The new plan, called High Income and Growth Plan IV, pays an annual fixed income of 10.25 per cent over three years or growth of 33 per cent tax-free for Isas and Pep transfers. This is equivalent to 11.5 per cent and 41.25 per cent for basic-rate taxpayers. As this plan is Dublin-based, direct investors outside Isas and Peps pay much lower rates of tax on income – only 10 per cent for basic-rate taxpayers and 32.5 per cent for higher-rate taxpayers. Furthermore, it is a good way for growth investors to use up their capital gains tax allowance.

The capital is returned in full provided that the EuroStoxx 50 index does not fall by more than 20 per cent during the term of the investment or, if it does, the final index level is at or above the initial level.

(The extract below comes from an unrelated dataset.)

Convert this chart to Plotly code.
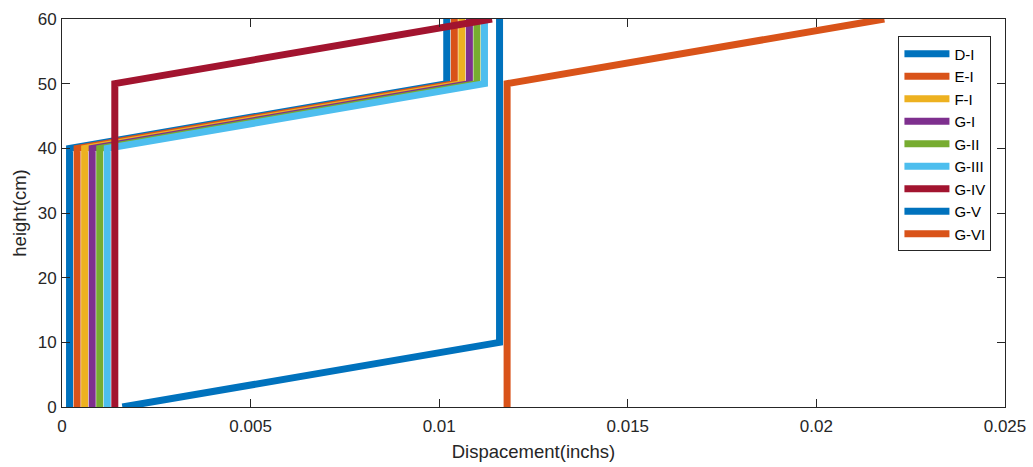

None of the leading fund managers expects European shares to fall significantly further than they already have over the next year and most think they will rise by more than 10 per cent from current levels.

So, over three years, the risk is very low.

Future Value Consultants, the leading independent analyst, rates this bond at eight out of 10 for both higher- and basic-rate taxpayers, which compares very favourably to the average score of 5.75 from over 100 products reviewed.

This looks to be one of the safest plans of its kind and looks likely to give around double the returns from a building society investment without much risk.